Di sisi lain, dengan menyatakan “Saya menteri semua Agama” yang bersangkutan ingin menegaskan bahwa dirinya sebagai menteri agama berkewajiban untuk mengayomi enam agama resmi yang diakui negara: Islam, Protestan, Katolik, Hindu, Budha dan Konghucu.
Terkait dengan pernyataan yang bersangkutan maka pertanyaan yang segera akan muncul kemudian adalah, di mana posisi Ahmadiyah dan Syiah menurut yang bersangkutan? Apakah keduanya tergolong aliran kepercayaan? Ataukah masuk ke dalam Agama yang belum secara resmi diakui negara? Sebagai Muslim rasanya kecil kemungkinan jika yang bersangkutan tidak pernah membaca, minimal mendengar fatwa para Ulama yang menyatakan keduanya bukanlah bagian atau mazhab dalam Islam!
Setiap Muslim, terlebih tokoh Islam, tentunya mafhum, jika Ahmadiyah memiliki kitab suci tersendiri yakni Tadzkirah. Memiliki Rasul tersendiri pula yakni Mirza Ghulam Ahmad.
Demikian juga Syiah, mereka memiliki kitab suci tersendiri yakni mushaf Fathimi yang terdiri dari 17.000 ayat, hampir tiga kali lebih banyak dari jumlah ayat Al-Qur’an, yang menurut Khomeini, ayat-ayat yang ada dalam kitab suci mereka itu tidak ada satu pun yang serupa dengan Al-Qur’an. Rukun Iman dan Islamnya juga berbeda. Bentuk syahadat, praktik ibadah dan tanah sucinya pun tidak sama.
Bahkan menurut salah seorang istri tokoh syiah, Tuhan mereka pun berbeda dengan Tuhannya Nabi Muhammad Shallallahu ‘Alaihi wa Sallam.
Menteri Agama seharusnya berupaya untuk melindungi kesakralan keenam agama dari upaya penodaan dan penistaan. Termasuk melindungi kesucian ajaran Islam dari penodaan, seperti yang pernah dilakukan tokoh syiah Tajulmuluk. Dia pernah menyatakan, bahwa Al-Qur’an bukanlah kitab suci, seraya melaknat Abu Bakr Ash Shiddiq dan Umar bin Khaththab Radhiyallahu ‘anhuma, dua di antara sepuluh sahabat Rasul yang sudah dijamin Allah Subhanahu wa Ta’ala sebagai ahli surge—karenanya sangat dihormati dan dimuliakan oleh umat Islam.

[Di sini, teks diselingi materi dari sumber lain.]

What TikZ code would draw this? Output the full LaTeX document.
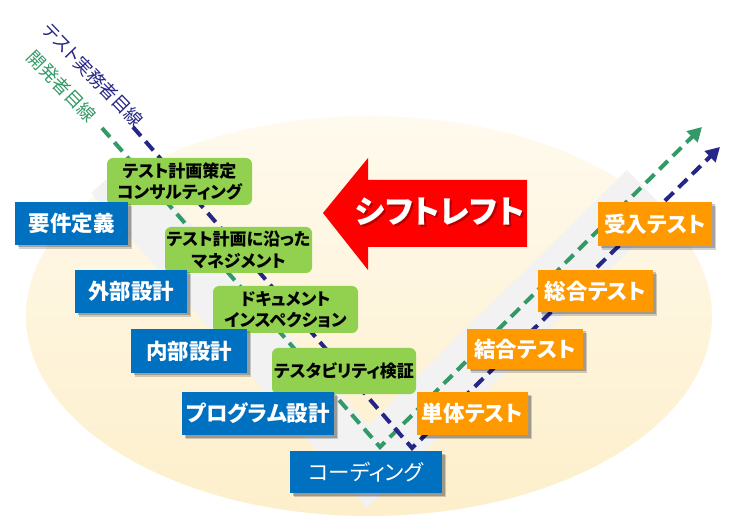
\documentclass[tikz,border=0pt]{standalone}
\usepackage{fontspec}
\setmainfont{Noto Sans CJK JP}[RawFeature=+palt]
\usetikzlibrary{shadows,arrows.meta}
\definecolor{vblue}{HTML}{0070C0}
\definecolor{vorange}{HTML}{FF9900}
\definecolor{vgreen}{HTML}{92D050}
\definecolor{navyline}{HTML}{262686}
\definecolor{greenline}{HTML}{339966}
\definecolor{bandgray}{HTML}{F2F2F2}
\definecolor{elltop}{HTML}{FFFAEE}
\definecolor{ellbot}{HTML}{FDEFCB}
\definecolor{shiftred}{HTML}{FF0000}
\definecolor{darkred}{HTML}{8A0000}
\tikzset{
  boxshadow/.style={drop shadow={shadow xshift=4pt,shadow yshift=-4pt,opacity=.18,fill=black},
                    drop shadow={shadow xshift=2.5pt,shadow yshift=-2.5pt,opacity=.22,fill=black}},
  phase/.style={boxshadow,fill=vblue,text=white,inner sep=0pt,font=\bfseries\fontsize{21.5}{24}\selectfont},
  testbox/.style={boxshadow,fill=vorange,text=white,inner sep=0pt,font=\bfseries\fontsize{21.5}{24}\selectfont},
  activity/.style={fill=vgreen,text=black,rounded corners=6pt,inner sep=0pt,align=center,font=\bfseries\fontsize{17}{21.5}\selectfont},
  viewline/.style={line width=4pt,dash pattern=on 12pt off 7pt,-{Triangle[length=14pt,width=15pt]}},
  viewlabel/.style={rotate=-46,font=\fontsize{18}{20}\selectfont}
}
\begin{document}
\begin{tikzpicture}[x=1pt,y=-1pt]
\useasboundingbox (0,0) rectangle (736,518);
% background ellipse
\shade[top color=elltop,bottom color=ellbot] (369,316) ellipse [x radius=343pt,y radius=200pt];
% V band
\fill[bandgray] (91,193) -- (132,157) -- (368,425) -- (627,170) -- (668,212) -- (367,508) -- cycle;
% viewpoint lines
\coordinate (nS) at (133,127);
\coordinate (nB) at (412,448);
\coordinate (nE) at (720,147);
\coordinate (gS) at (102,128);
\coordinate (gB) at (380,447);
\coordinate (gE) at (702,127);
\draw[viewline,greenline] (gS) -- (gB) -- (gE);
\draw[viewline,navyline] (nS) -- (nB) -- (nE);
\node[viewlabel,text=navyline] (lblN) at (93,75) {テスト実務者目線};
\node[viewlabel,text=greenline] (lblG) at (62,86) {開発者目線};
% shift left arrow
\fill[shiftred] (323,213) -- (368,158) -- (368,180) -- (527,180) -- (527,247) -- (368,247) -- (368,270) -- cycle;
\node[text=darkred,opacity=.6,font=\bfseries\fontsize{32}{34}\selectfont] (shiftS) at (442,214) {シフトレフト};
\node[text=white,font=\bfseries\fontsize{32}{34}\selectfont] (shift) at (440,212) {シフトレフト};
% activities
\node[activity,minimum width=145pt,minimum height=47pt] (g1) at (179.5,181.5) {テスト計画策定\\コンサルティング};
\node[activity,minimum width=147pt,minimum height=46pt] (g2) at (238.5,250) {テスト計画に沿った\\マネジメント};
\node[activity,minimum width=145pt,minimum height=47pt] (g3) at (285.5,309.5) {ドキュメント\\インスペクション};
\node[activity,minimum width=144pt,minimum height=46pt] (g4) at (344,371) {テスタビリティ検証};
% phases
\node[phase,minimum width=113pt,minimum height=43pt] (req) at (71.5,223.5) {要件定義};
\node[phase,minimum width=112pt,minimum height=43pt] (ext) at (131,291.5) {外部設計};
\node[phase,minimum width=116pt,minimum height=44pt] (int) at (189,351) {内部設計};
\node[phase,minimum width=152pt,minimum height=43pt] (prog) at (258,413.5) {プログラム設計};
\node[phase,minimum width=152pt,minimum height=42pt,font=\fontsize{21.5}{24}\selectfont] (code) at (366,472) {コーディング};
% tests
\node[testbox,minimum width=111pt,minimum height=43pt] (unit) at (472.5,413.5) {単体テスト};
\node[testbox,minimum width=116pt,minimum height=40pt] (integ) at (525,349) {結合テスト};
\node[testbox,minimum width=115pt,minimum height=42pt] (sys) at (595.5,291) {総合テスト};
\node[testbox,minimum width=114pt,minimum height=44pt] (acc) at (655,224) {受入テスト};
\end{tikzpicture}
\end{document}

Penodaan yang kemudian memancing amarah umat Islam dan berujung dengan terjadinya peristiwa berdarah di Sampang, Madura. Peristiwa ini mengantarkan Pengadilan Tinggi Jawa Timur memvonis Tajulmuluk empat tahun penjara karena dinilai melanggar KUHP 156 A soal penodaan Agama.
Menteri Agama selayaknya mengetahui dan menghormati Majelis Ulama Indonesia (MUI) yang pada tahun 1980 telah memfatwakan Ahmadiyah sebagai ajaran sesat, yang kemudian diperkuat lagi dengan fatwa di tahun 2005.

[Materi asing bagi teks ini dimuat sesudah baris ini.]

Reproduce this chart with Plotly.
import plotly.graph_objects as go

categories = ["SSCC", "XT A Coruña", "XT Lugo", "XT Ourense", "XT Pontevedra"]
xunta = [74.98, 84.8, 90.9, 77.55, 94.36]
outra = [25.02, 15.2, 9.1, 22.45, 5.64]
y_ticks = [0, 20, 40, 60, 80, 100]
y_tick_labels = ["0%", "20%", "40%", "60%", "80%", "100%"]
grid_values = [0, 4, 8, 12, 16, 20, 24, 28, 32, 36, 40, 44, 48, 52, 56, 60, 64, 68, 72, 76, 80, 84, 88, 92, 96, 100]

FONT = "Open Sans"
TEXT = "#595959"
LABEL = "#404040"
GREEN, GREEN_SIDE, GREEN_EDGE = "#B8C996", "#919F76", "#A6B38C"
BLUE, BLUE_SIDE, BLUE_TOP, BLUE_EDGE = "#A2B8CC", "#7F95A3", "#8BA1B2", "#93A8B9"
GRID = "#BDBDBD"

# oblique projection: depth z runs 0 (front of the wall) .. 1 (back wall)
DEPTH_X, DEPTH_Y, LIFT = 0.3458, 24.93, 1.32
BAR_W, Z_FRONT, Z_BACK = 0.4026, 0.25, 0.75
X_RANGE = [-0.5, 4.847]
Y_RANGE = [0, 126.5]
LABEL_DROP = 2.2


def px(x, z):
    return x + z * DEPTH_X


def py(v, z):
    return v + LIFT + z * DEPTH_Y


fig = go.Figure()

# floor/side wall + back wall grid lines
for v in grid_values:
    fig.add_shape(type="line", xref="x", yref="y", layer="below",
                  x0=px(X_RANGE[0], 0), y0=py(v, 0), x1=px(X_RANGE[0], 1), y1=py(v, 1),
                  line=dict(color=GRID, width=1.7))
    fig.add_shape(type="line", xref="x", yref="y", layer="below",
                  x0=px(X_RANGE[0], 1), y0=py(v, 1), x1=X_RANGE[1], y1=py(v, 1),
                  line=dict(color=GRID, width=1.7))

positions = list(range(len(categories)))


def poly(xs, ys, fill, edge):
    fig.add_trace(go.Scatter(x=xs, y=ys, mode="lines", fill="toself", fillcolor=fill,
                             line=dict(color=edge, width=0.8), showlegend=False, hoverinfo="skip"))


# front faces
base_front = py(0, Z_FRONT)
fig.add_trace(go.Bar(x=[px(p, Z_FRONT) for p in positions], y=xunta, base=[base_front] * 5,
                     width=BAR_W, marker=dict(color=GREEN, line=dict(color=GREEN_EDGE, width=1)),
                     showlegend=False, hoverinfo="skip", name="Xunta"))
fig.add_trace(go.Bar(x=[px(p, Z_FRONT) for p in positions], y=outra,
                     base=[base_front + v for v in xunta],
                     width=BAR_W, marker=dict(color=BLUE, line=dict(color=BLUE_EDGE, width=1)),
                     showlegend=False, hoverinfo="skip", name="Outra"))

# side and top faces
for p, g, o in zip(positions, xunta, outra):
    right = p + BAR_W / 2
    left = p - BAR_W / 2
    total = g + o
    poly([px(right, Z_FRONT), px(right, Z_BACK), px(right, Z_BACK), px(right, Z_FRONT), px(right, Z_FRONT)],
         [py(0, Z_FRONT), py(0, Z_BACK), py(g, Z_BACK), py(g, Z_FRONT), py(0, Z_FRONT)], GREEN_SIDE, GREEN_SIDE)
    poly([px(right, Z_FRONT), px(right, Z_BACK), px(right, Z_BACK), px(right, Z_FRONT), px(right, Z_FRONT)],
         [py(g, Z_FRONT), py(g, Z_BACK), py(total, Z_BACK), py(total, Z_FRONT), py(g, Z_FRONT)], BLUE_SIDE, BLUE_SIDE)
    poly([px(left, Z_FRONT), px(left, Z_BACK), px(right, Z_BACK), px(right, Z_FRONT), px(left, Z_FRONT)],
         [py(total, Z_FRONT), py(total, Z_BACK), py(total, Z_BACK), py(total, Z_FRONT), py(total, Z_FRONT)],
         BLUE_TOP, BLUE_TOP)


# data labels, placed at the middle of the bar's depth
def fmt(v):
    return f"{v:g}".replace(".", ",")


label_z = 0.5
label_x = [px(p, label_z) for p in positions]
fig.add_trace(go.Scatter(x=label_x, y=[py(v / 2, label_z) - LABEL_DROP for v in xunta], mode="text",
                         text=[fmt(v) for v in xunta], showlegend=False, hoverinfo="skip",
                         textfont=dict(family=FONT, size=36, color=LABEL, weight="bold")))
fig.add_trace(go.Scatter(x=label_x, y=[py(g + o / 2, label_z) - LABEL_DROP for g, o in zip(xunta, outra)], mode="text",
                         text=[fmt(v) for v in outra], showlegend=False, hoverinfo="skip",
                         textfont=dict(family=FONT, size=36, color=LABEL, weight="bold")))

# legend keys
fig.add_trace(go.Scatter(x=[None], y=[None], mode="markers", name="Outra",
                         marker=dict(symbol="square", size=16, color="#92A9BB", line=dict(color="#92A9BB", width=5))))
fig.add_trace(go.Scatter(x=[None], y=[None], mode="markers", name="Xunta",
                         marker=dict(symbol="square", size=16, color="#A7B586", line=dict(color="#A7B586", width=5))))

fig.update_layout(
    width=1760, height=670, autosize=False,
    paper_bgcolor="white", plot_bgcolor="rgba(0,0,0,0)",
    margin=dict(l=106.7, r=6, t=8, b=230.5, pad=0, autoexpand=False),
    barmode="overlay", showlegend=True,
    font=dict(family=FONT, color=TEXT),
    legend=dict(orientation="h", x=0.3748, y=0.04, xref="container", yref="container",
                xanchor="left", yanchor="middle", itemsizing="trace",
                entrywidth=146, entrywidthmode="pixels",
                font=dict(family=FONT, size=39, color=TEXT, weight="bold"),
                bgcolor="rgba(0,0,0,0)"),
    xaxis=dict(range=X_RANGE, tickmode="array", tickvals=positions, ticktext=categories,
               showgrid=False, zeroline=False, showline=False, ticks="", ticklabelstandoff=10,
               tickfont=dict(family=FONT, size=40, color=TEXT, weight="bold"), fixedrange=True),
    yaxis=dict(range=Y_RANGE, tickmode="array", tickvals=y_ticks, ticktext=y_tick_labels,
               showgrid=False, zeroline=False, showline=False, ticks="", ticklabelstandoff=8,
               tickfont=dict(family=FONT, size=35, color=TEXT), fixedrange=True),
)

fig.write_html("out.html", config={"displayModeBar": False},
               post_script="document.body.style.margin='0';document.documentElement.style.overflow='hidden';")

Khusus tentang syiah, Para tokoh Ulama terkemuka di dunia, termasuk tokoh keempat mazhab sejak dulu telah memfatwakan sesatnya ajaran syiah.
Di Indonesia, MUI Pusat sejak dini telah pula mengantisipasi ancaman syiah, di antaranya dengan menerbitkan Fatwa kewaspadaan terhadap syiah pada tahun 1984. MUI Pusat pun menerbitkan buku “Mengenal dan Mewaspadai Penyimpangan Syiah di Indonesia”.

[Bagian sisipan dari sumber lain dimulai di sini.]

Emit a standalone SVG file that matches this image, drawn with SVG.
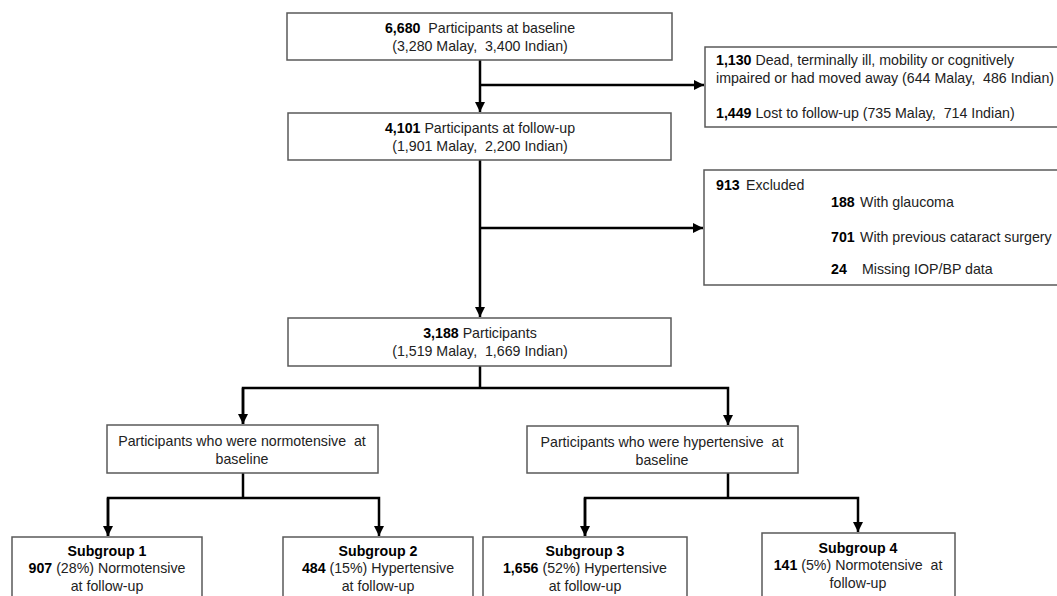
<svg xmlns="http://www.w3.org/2000/svg" width="1057" height="596" viewBox="0 0 1057 596">
<defs>
<marker id="ah" viewBox="0 0 10 10" refX="10" refY="5" markerWidth="4" markerHeight="4" orient="auto" markerUnits="strokeWidth">
<path d="M0,0 L10,5 L0,10 z" fill="#000"/>
</marker>
<style>
.box{fill:#fff;stroke:#595959;stroke-width:1.5}
.t{font-family:"Liberation Sans",Arial,sans-serif;font-size:14.2px;fill:#222;white-space:pre}
.c{text-anchor:middle}
.b{font-weight:bold;fill:#000}
.ln{fill:none;stroke:#000;stroke-width:2.5}
</style>
</defs>
<rect width="1057" height="596" fill="#fff"/>
<g id="connectors">
<line class="ln" x1="480" y1="60" x2="480" y2="112" marker-end="url(#ah)"/>
<line class="ln" x1="480" y1="85" x2="704" y2="85" marker-end="url(#ah)"/>
<line class="ln" x1="480" y1="160" x2="480" y2="317" marker-end="url(#ah)"/>
<line class="ln" x1="480" y1="228" x2="703" y2="228" marker-end="url(#ah)"/>
<polyline class="ln" points="480,366 480,388"/>
<polyline class="ln" points="243,424 243,388 728,388 728,425" marker-end="url(#ah)"/>
<line class="ln" x1="243" y1="388" x2="243" y2="424" marker-end="url(#ah)"/>
<polyline class="ln" points="243,473 243,498"/>
<polyline class="ln" points="108,536 108,498 379,498 379,536" marker-end="url(#ah)"/>
<line class="ln" x1="108" y1="498" x2="108" y2="536" marker-end="url(#ah)"/>
<polyline class="ln" points="728,473 728,498"/>
<polyline class="ln" points="585,536 585,498 858,498 858,532" marker-end="url(#ah)"/>
<line class="ln" x1="585" y1="498" x2="585" y2="536" marker-end="url(#ah)"/>
</g>
<g id="baseline">
<rect class="box" x="287" y="13" width="385" height="47"/>
<text class="t c" x="480" y="33" xml:space="preserve"><tspan class="b">6,680</tspan>  Participants at baseline</text>
<text class="t c" x="480" y="51" xml:space="preserve">(3,280 Malay,  3,400 Indian)</text>
</g>
<g id="lost">
<rect class="box" x="705" y="47" width="360" height="80"/>
<text class="t" x="716" y="65"><tspan class="b">1,130</tspan> Dead, terminally ill, mobility or cognitively</text>
<text class="t" x="716" y="83" xml:space="preserve">impaired or had moved away (644 Malay,  486 Indian)</text>
<text class="t" x="716" y="118" xml:space="preserve"><tspan class="b">1,449</tspan> Lost to follow-up (735 Malay,  714 Indian)</text>
</g>
<g id="followup">
<rect class="box" x="288" y="113" width="383" height="47"/>
<text class="t c" x="480" y="133"><tspan class="b">4,101</tspan> Participants at follow-up</text>
<text class="t c" x="480" y="151" xml:space="preserve">(1,901 Malay,  2,200 Indian)</text>
</g>
<g id="excluded">
<rect class="box" x="704" y="170" width="360" height="115"/>
<text class="t" x="716" y="190"><tspan class="b">913</tspan><tspan x="746">Excluded</tspan></text>
<text class="t" x="831" y="207"><tspan class="b">188</tspan><tspan x="860">With glaucoma</tspan></text>
<text class="t" x="831" y="242"><tspan class="b">701</tspan><tspan x="860">With previous cataract surgery</tspan></text>
<text class="t" x="831" y="274"><tspan class="b">24</tspan><tspan x="862">Missing IOP/BP data</tspan></text>
</g>
<g id="participants">
<rect class="box" x="288" y="318" width="383" height="48"/>
<text class="t c" x="480" y="338"><tspan class="b">3,188</tspan> Participants</text>
<text class="t c" x="480" y="356" xml:space="preserve">(1,519 Malay,  1,669 Indian)</text>
</g>
<g id="normo">
<rect class="box" x="107" y="425" width="271" height="48"/>
<text class="t c" x="242" y="446" xml:space="preserve">Participants who were normotensive  at</text>
<text class="t c" x="242" y="464">baseline</text>
</g>
<g id="hyper">
<rect class="box" x="527" y="426" width="271" height="47"/>
<text class="t c" x="662" y="447" xml:space="preserve">Participants who were hypertensive  at</text>
<text class="t c" x="662" y="465">baseline</text>
</g>
<g id="sub1">
<rect class="box" x="12" y="537" width="190" height="70"/>
<text class="t c b" x="107" y="556">Subgroup 1</text>
<text class="t c" x="107" y="573"><tspan class="b">907</tspan> (28%) Normotensive</text>
<text class="t c" x="107" y="591">at follow-up</text>
</g>
<g id="sub2">
<rect class="box" x="283" y="537" width="190" height="70"/>
<text class="t c b" x="378" y="556">Subgroup 2</text>
<text class="t c" x="378" y="573"><tspan class="b">484</tspan> (15%) Hypertensive</text>
<text class="t c" x="378" y="591">at follow-up</text>
</g>
<g id="sub3">
<rect class="box" x="483" y="537" width="204" height="70"/>
<text class="t c b" x="585" y="556">Subgroup 3</text>
<text class="t c" x="585" y="573"><tspan class="b">1,656</tspan> (52%) Hypertensive</text>
<text class="t c" x="585" y="591">at follow-up</text>
</g>
<g id="sub4">
<rect class="box" x="762" y="533" width="193" height="70"/>
<text class="t c b" x="858" y="553">Subgroup 4</text>
<text class="t c" x="858" y="570" xml:space="preserve"><tspan class="b">141</tspan> (5%) Normotensive  at</text>
<text class="t c" x="858" y="588">follow-up</text>
</g>
</svg>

MUI Pusat juga menetapkan empat fatwa terkait empat ajaran pokok syiah: 1. Fatwa Majelis Ulama Indonesia bertanggal 25 Okktober 1997, tentang Haramnya nikah mut ‘ah. 2 . Fatwa Majelis Ulama Indonesia, nomor 10 tahun 2017 bertanggal 1 Maret 2017, tentang kafirnya setiap orang yang meragukan kesempurnaan Al-Qur’an. 3. Fatwa Majelis Ulama Indonesia, nomor 23 tahun 201 6, bertanggal 17 Mei 2016, tentang fasik, sesat dan kafirnya setiap orang yang menghina dan mengkafirkan sahabat Nabi Shallallahu ‘Alaihi wa Sallam. 4. Fatwa Majelis Ulama Indonesia nomor 11 tahun 2017, bertanggal 1 Maret 2017, tentang sesat dan kafirnya setiap orang yang meyakini adanya kema’shuman imam.
Last but not least, Ulama terkemuka yang boleh jadi merupakan tokoh ulama yang paling pertama menyatakan Syiah sebagai Ahli bid’ah adalah Hadratus Syaikh Hasyim Asy’ari pendiri Nahdatul Ulama (NU), salah satu ormas Islam terbesar di Indonesia, ormas tempat Pak Menteri Agama bernaung.
Semoga kehadiran Menag yang baru ini tidak menimbulkan kegaduhan baru di negeri ini, seperti yang pernah dilakukan Menag sebelumnya dengan mengangkat isu-isu yang sangat sensitif dan mustahil untuk diterima umat Islam.